Most of the time its tempo suggests an afternoon where turning over is as much effort as you need muster, and during a song of wafting pleasure that may as well be floating in the pool looking at a barely moving cloud, such as Picture Me Better, not even that. Even when the energy rises, as in Everyday (which has Mering sounding like Aimee Mann, but happier and backed by The Turtles) it is only boosted as much as a stroll to the kitchen to refill your glass and cuddle the cat.

Yet there’s a sturdiness to it too, in the arrangements and orchestrations, which begin to show your initial impressions of flightiness may be only half-formed because as pretty as it sounds, it is held down to earth.

Part of that is because Mering’s voice refuses to just drift away, taking root in Movies, for example, and pulling you towards it even as the quasi-Philip Glass recirculating keyboards are butted by suddenly assertive flat drums.

Part of it is that within its songs there are fears and rumblings of someone watching herself in the world and not being convinced this is going to work out because people aren’t exactly what they say they are, and this air, this water, this atmosphere, is falling apart before us.

“And at night I just lay down and cry/The waters don’t really go by me/Give me something I can see/Something bigger and louder than the voices in me/Something to believe.”

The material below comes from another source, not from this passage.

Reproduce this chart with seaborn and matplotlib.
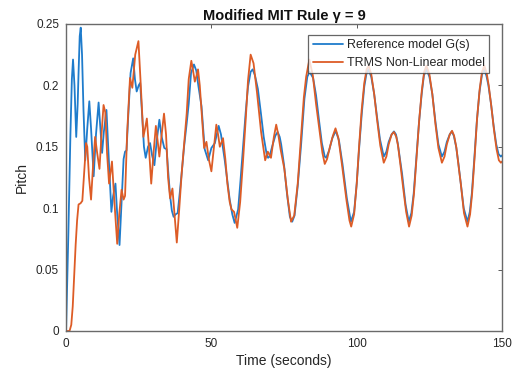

It is in those implications – lyrical and musical – that the disquiet is suggested. The way Something To Believe, which could almost be an offcut from All Things Must Pass, feels like its reaching up but something is pushing against it. Or how Nearer To Thee, a brief interlude seemingly lifted from a Gordon Jenkins arrangement for the Chairman of the board, touches the edge of sweetness but won’t commit.

However, did I mention it is gorgeous? It really does feel like the offspring of Rufus Wainwright and Laura Nyro, or maybe Karen Carpenter and Harry Nillson, but with a cosmic perspective. And by cosmic I don’t mean off with the pixies. I mean its internal landscape is vast and yet wonky, a centre for exploration even if its external one is compressed from each side and distorting on the horizon.

Titanic Rising looks like the centre, but it’s not.